Toshiba released the first flash chips in 1987, but most of us didn't come across the technology for another decade or so, after SD memory cards first appeared in 1999 (jointly supported by Toshiba, Matsushita, and SanDisk). SD cards allowed digital cameras to record hundreds of photos and made them far more useful than older film cameras, which were limited to taking about 24–36 pictures at a time. Toshiba launched the first digital music player using an SD card the following year. It took Apple a few more years to catch up and fully embrace flash technology in its own digital music player, the iPod. Early "classic" iPods all used hard drives, but the release of the tiny iPod Shuffle in 2005 marked the beginning of a gradual switchover, and all modern iPods and iPhones now use flash memory instead.

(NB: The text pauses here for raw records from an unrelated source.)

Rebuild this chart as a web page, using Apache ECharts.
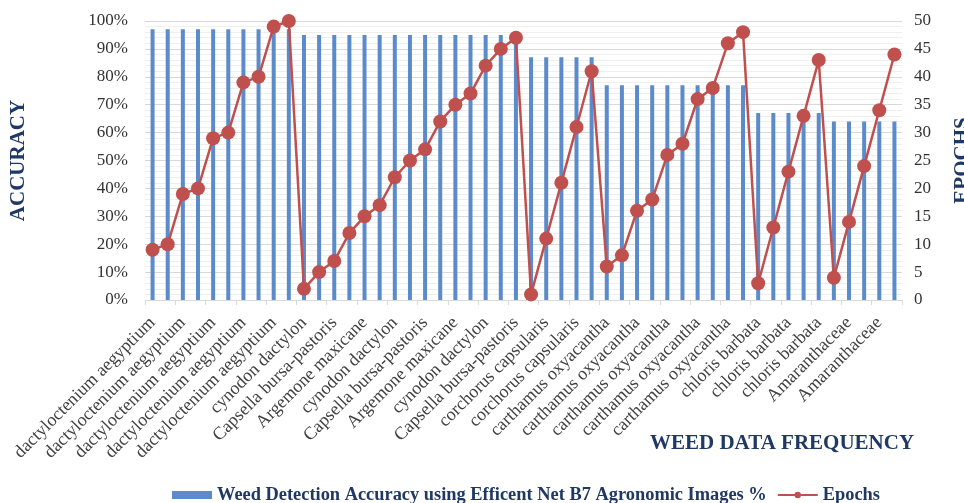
<!DOCTYPE html>
<html>
<head>
<meta charset="utf-8">
<script src="https://cdn.jsdelivr.net/npm/echarts@6/dist/echarts.min.js"></script>
<style>
  html, body { margin: 0; padding: 0; background: #ffffff; }
  #chart { width: 964px; height: 503px; }
</style>
</head>
<body>
<div id="chart"></div>
<script>
// Weed classes, one entry per image group on the x axis
const categories = [
  'dactyloctenium aegyptium', 'dactyloctenium aegyptium', 'dactyloctenium aegyptium', 'dactyloctenium aegyptium',
  'dactyloctenium aegyptium', 'dactyloctenium aegyptium', 'dactyloctenium aegyptium', 'dactyloctenium aegyptium',
  'dactyloctenium aegyptium', 'dactyloctenium aegyptium',
  'cynodon dactylon', 'cynodon dactylon', 'Capsella bursa-pastoris', 'Capsella bursa-pastoris',
  'Argemone maxicane', 'Argemone maxicane', 'cynodon dactylon', 'cynodon dactylon',
  'Capsella bursa-pastoris', 'Capsella bursa-pastoris', 'Argemone maxicane', 'Argemone maxicane',
  'cynodon dactylon', 'cynodon dactylon', 'Capsella bursa-pastoris',
  'corchorus capsularis', 'corchorus capsularis', 'corchorus capsularis', 'corchorus capsularis', 'corchorus capsularis',
  'carthamus oxyacantha', 'carthamus oxyacantha', 'carthamus oxyacantha', 'carthamus oxyacantha', 'carthamus oxyacantha',
  'carthamus oxyacantha', 'carthamus oxyacantha', 'carthamus oxyacantha', 'carthamus oxyacantha', 'carthamus oxyacantha',
  'chloris barbata', 'chloris barbata', 'chloris barbata', 'chloris barbata', 'chloris barbata',
  'Amaranthaceae', 'Amaranthaceae', 'Amaranthaceae', 'Amaranthaceae', 'Amaranthaceae'
];

// Detection accuracy (%) per group
const accuracy = [
  97, 97, 97, 97, 97, 97, 97, 97, 97, 97,
  95, 95, 95, 95, 95, 95, 95, 95, 95, 95, 95, 95, 95, 95, 95,
  87, 87, 87, 87, 87,
  77, 77, 77, 77, 77, 77, 77, 77, 77, 77,
  67, 67, 67, 67, 67,
  64, 64, 64, 64, 64
];

// Training epochs per group
const epochs = [
  9, 10, 19, 20, 29, 30, 39, 40, 49, 50,
  2, 5, 7, 12, 15, 17, 22, 25, 27, 32, 35, 37, 42, 45, 47,
  1, 11, 21, 31, 41,
  6, 8, 16, 18, 26, 28, 36, 38, 46, 48,
  3, 13, 23, 33, 43,
  4, 14, 24, 34, 44
];

// Axis tick values
const accuracyTicks = { min: 0, max: 100, interval: 10 };
const epochTicks = { min: 0, max: 50, interval: 5 };

const serif = '"Liberation Serif", "Times New Roman", serif';
const navy = '#1F3864';

const chart = echarts.init(document.getElementById('chart'), null, { renderer: 'canvas' });

chart.setOption({
  animation: false,
  backgroundColor: '#ffffff',
  grid: { left: 145, right: 62, top: 21, bottom: 203, containLabel: false, outerBoundsMode: 'none' },
  title: {
    text: 'WEED DATA FREQUENCY',
    left: 650,
    top: 433,
    padding: 0,
    textStyle: { fontFamily: serif, fontSize: 21, fontWeight: 'bold', color: navy }
  },
  legend: {
    left: 172,
    top: 486,
    padding: 0,
    itemWidth: 40,
    itemHeight: 8,
    itemGap: 10,
    textStyle: { fontFamily: serif, fontSize: 18.4, fontWeight: 'bold', color: navy },
    data: [
      { name: 'Weed Detection Accuracy using Efficent Net B7 Agronomic Images %', icon: 'rect' },
      { name: 'Epochs' }
    ]
  },
  xAxis: {
    type: 'category',
    data: categories,
    boundaryGap: true,
    axisLine: { show: true, lineStyle: { color: '#D9D9D9', width: 1 } },
    axisTick: { show: true, alignWithLabel: false, length: 5, lineStyle: { color: '#D9D9D9' } },
    axisLabel: {
      interval: 1,
      rotate: 45,
      margin: 20,
      fontFamily: serif,
      fontSize: 18,
      color: '#404040'
    },
    splitLine: { show: false }
  },
  yAxis: [
    {
      type: 'value',
      min: accuracyTicks.min,
      max: accuracyTicks.max,
      interval: accuracyTicks.interval,
      name: 'ACCURACY',
      nameLocation: 'middle',
      nameRotate: 90,
      nameGap: 116,
      nameTextStyle: { fontFamily: serif, fontSize: 21, fontWeight: 'bold', color: navy },
      axisLine: { show: false },
      axisTick: { show: false },
      axisLabel: {
        formatter: '{value}%',
        margin: 17,
        fontFamily: serif,
        fontSize: 17,
        color: '#333333'
      },
      splitLine: { show: true, lineStyle: { color: '#D9D9D9', width: 1 } },
      minorTick: { show: false, splitNumber: 5 },
      minorSplitLine: { show: true, lineStyle: { color: '#EFEFEF', width: 1 } }
    },
    {
      type: 'value',
      min: epochTicks.min,
      max: epochTicks.max,
      interval: epochTicks.interval,
      name: 'EPOCHS',
      nameLocation: 'middle',
      nameRotate: 90,
      nameGap: 50,
      nameTextStyle: { fontFamily: serif, fontSize: 21, fontWeight: 'bold', color: navy },
      axisLine: { show: false },
      axisTick: { show: false },
      axisLabel: {
        margin: 12,
        fontFamily: serif,
        fontSize: 17,
        color: '#333333'
      },
      splitLine: { show: false }
    }
  ],
  series: [
    {
      name: 'Weed Detection Accuracy using Efficent Net B7 Agronomic Images %',
      type: 'bar',
      yAxisIndex: 0,
      data: accuracy,
      barWidth: 4,
      itemStyle: { color: '#5B8BCB' }
    },
    {
      name: 'Epochs',
      type: 'line',
      yAxisIndex: 1,
      data: epochs,
      symbol: 'circle',
      symbolSize: 14,
      showSymbol: true,
      showAllSymbol: true,
      lineStyle: { color: '#C0504D', width: 2.5 },
      itemStyle: { color: '#C0504D' },
      z: 3
    }
  ]
});
</script>
</body>
</html>
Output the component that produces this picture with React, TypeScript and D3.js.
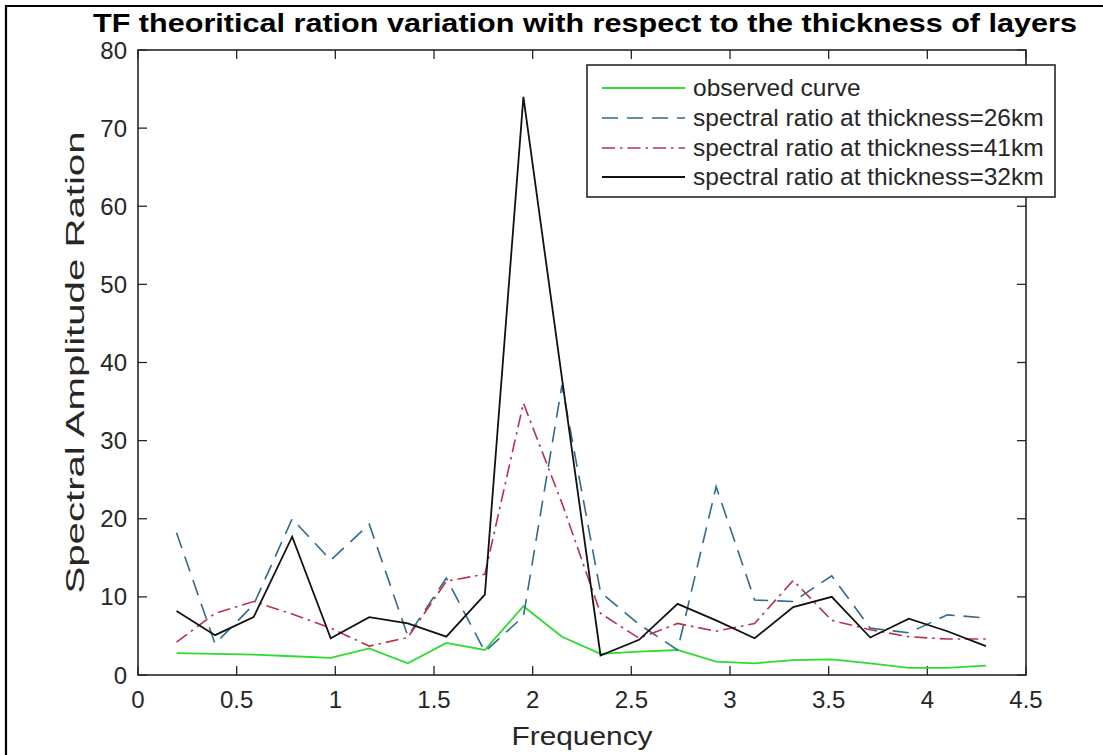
import React from "react";
import * as d3 from "d3";

const frequency = [0.1953, 0.3906, 0.5859, 0.7813, 0.9766, 1.1719, 1.3672, 1.5625, 1.7578, 1.9531, 2.1484, 2.3438, 2.5391, 2.7344, 2.9297, 3.125, 3.3203, 3.5156, 3.7109, 3.9063, 4.1016, 4.2969];
const observed = [2.8, 2.7, 2.6, 2.4, 2.2, 3.4, 1.5, 4.1, 3.2, 8.8, 4.9, 2.7, 3.0, 3.2, 1.7, 1.5, 1.9, 2.0, 1.5, 0.9, 0.9, 1.2];
const ratio26 = [18.2, 4.0, 9.0, 20.0, 14.7, 19.3, 5.0, 12.4, 3.0, 7.5, 37.1, 10.6, 6.5, 3.2, 24.1, 9.6, 9.4, 12.7, 6.0, 5.4, 7.7, 7.3];
const ratio41 = [4.2, 7.9, 9.4, 7.8, 6.0, 3.7, 4.8, 12.0, 12.9, 34.8, 22.0, 7.9, 4.7, 6.6, 5.6, 6.6, 12.1, 7.0, 5.8, 4.9, 4.6, 4.6];
const ratio32 = [8.2, 5.1, 7.4, 17.7, 4.7, 7.4, 6.6, 4.9, 10.3, 74.0, 38.0, 2.5, 4.5, 9.1, 7.0, 4.7, 8.7, 10.0, 4.8, 7.2, 5.6, 3.7];

const seriesNames = [
  "observed curve",
  "spectral ratio at thickness=26km",
  "spectral ratio at thickness=41km",
  "spectral ratio at thickness=32km",
];
const xTicks = [0, 0.5, 1, 1.5, 2, 2.5, 3, 3.5, 4, 4.5];
const yTicks = [0, 10, 20, 30, 40, 50, 60, 70, 80];

const titleText = "TF theoritical ration variation with respect to the thickness of layers";
const xLabel = "Frequency";
const yLabel = "Spectral Amplitude Ration";

const W = 1103;
const H = 755;
const M = { left: 138, right: 1026, top: 50, bottom: 675 };
const FONT = "'Liberation Sans', Arial, Helvetica, sans-serif";
const AX = "#262626";

export default function App() {
  const x = d3.scaleLinear().domain([0, 4.5]).range([M.left, M.right]);
  const y = d3.scaleLinear().domain([0, 80]).range([M.bottom, M.top]);
  const line = d3
    .line<[number, number]>()
    .x((d) => x(d[0]))
    .y((d) => y(d[1]));
  const mk = (vals: number[]) => line(frequency.map((f, i) => [f, vals[i]] as [number, number])) || "";

  const series = [
    { name: seriesNames[0], vals: observed, color: "#2ddc2d", dash: "none", width: 1.8 },
    { name: seriesNames[1], vals: ratio26, color: "#2f6a8f", dash: "16 9", width: 1.6 },
    { name: seriesNames[2], vals: ratio41, color: "#c0304a", dash: "13 5 2.5 5", width: 1.6 },
    { name: seriesNames[3], vals: ratio32, color: "#111111", dash: "none", width: 1.8 },
  ];

  const tl = 9;
  const legend = { x: 587, y: 65, w: 468, h: 132 };
  const rowY = [88, 118, 148, 177];

  return (
    <svg
      width={W}
      height={H}
      style={{ position: "absolute", left: 0, top: 0, background: "#fff" }}
      fontFamily={FONT}
    >
      <rect x={0} y={0} width={W} height={H} fill="#fff" />
      <line x1={6} x2={6} y1={5} y2={H} stroke="#000" strokeWidth={2.2} />
      <line x1={5} x2={W} y1={6} y2={6} stroke="#000" strokeWidth={2.2} />

      <text
        x={585}
        y={32}
        textAnchor="middle"
        fontWeight="bold"
        fontSize={26}
        fill="#000"
        textLength={984}
        lengthAdjust="spacingAndGlyphs"
      >
        {titleText}
      </text>

      {/* ticks */}
      {xTicks.map((t) => (
        <g key={"xt" + t}>
          <line x1={x(t)} x2={x(t)} y1={M.bottom} y2={M.bottom - tl} stroke={AX} strokeWidth={1.3} />
          <line x1={x(t)} x2={x(t)} y1={M.top} y2={M.top + tl} stroke={AX} strokeWidth={1.3} />
          <text x={x(t)} y={708} textAnchor="middle" fontSize={24} fill={AX}>
            {String(t)}
          </text>
        </g>
      ))}
      {yTicks.map((t) => (
        <g key={"yt" + t}>
          <line x1={M.left} x2={M.left + tl} y1={y(t)} y2={y(t)} stroke={AX} strokeWidth={1.3} />
          <line x1={M.right} x2={M.right - tl} y1={y(t)} y2={y(t)} stroke={AX} strokeWidth={1.3} />
          <text x={127} y={y(t) + 8.5} textAnchor="end" fontSize={24} fill={AX}>
            {String(t)}
          </text>
        </g>
      ))}

      {/* series */}
      {series.map((s) => (
        <path
          key={s.name}
          d={mk(s.vals)}
          fill="none"
          stroke={s.color}
          strokeWidth={s.width}
          strokeDasharray={s.dash}
          strokeLinejoin="miter"
        />
      ))}

      {/* box */}
      <rect
        x={M.left}
        y={M.top}
        width={M.right - M.left}
        height={M.bottom - M.top}
        fill="none"
        stroke={AX}
        strokeWidth={1.6}
      />

      {/* axis labels */}
      <text
        x={(M.left + M.right) / 2}
        y={745}
        textAnchor="middle"
        fontSize={25}
        fill={AX}
        textLength={141}
        lengthAdjust="spacingAndGlyphs"
      >
        {xLabel}
      </text>
      <text
        transform={`translate(${84},${y(40)}) rotate(-90)`}
        textAnchor="middle"
        fontSize={25}
        fill={AX}
        textLength={462}
        lengthAdjust="spacingAndGlyphs"
      >
        {yLabel}
      </text>

      {/* legend */}
      <rect x={legend.x} y={legend.y} width={legend.w} height={legend.h} fill="#fff" stroke={AX} strokeWidth={1.6} />
      {series.map((s, i) => (
        <g key={"lg" + i}>
          <line
            x1={602}
            x2={685}
            y1={rowY[i]}
            y2={rowY[i]}
            stroke={s.color}
            strokeWidth={s.width}
            strokeDasharray={s.dash}
          />
          <text x={693} y={rowY[i] + 8} fontSize={24.5} fill={AX}>
            {s.name}
          </text>
        </g>
      ))}
    </svg>
  );
}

What's the future for flash memory?
Flash has rapidly overtaken magnetic storage over the last decade or so; in everything from supercomputers and laptops to smartphones and iPods, hard drives have increasingly given way to fast, compact SSDs (solid-state drives) based on flash chips. That trend has been driven by—and helped to drive—another one: the shift from desktop computers and landline phones to mobile devices (smartphones and tablets) and cellphones, which need ultra-compact, high-density, extremely reliable memories that can withstand the stresses and strains of being thrown around in our backpacks and briefcases. These trends are now favoring 3D flash ("stacked") technology, developed in the early 2000s and formally launched by Samsung in 2013, in which dozens of different layers of memory cells can be grown on the same silicon wafer to increase storage capacity (just like the multiple floors of a high-rise office block let us pack more offices into the same area of land). Instead of using floating gates (as described above), 3D flash uses an alternative (though sometimes less reliable) technique called charge-trap, which allows us to engineer much higher capacity memories in the same amount of space, well into the terabit (Tbit) scale (1 trillion bits = 1,000,000,000,000 bits).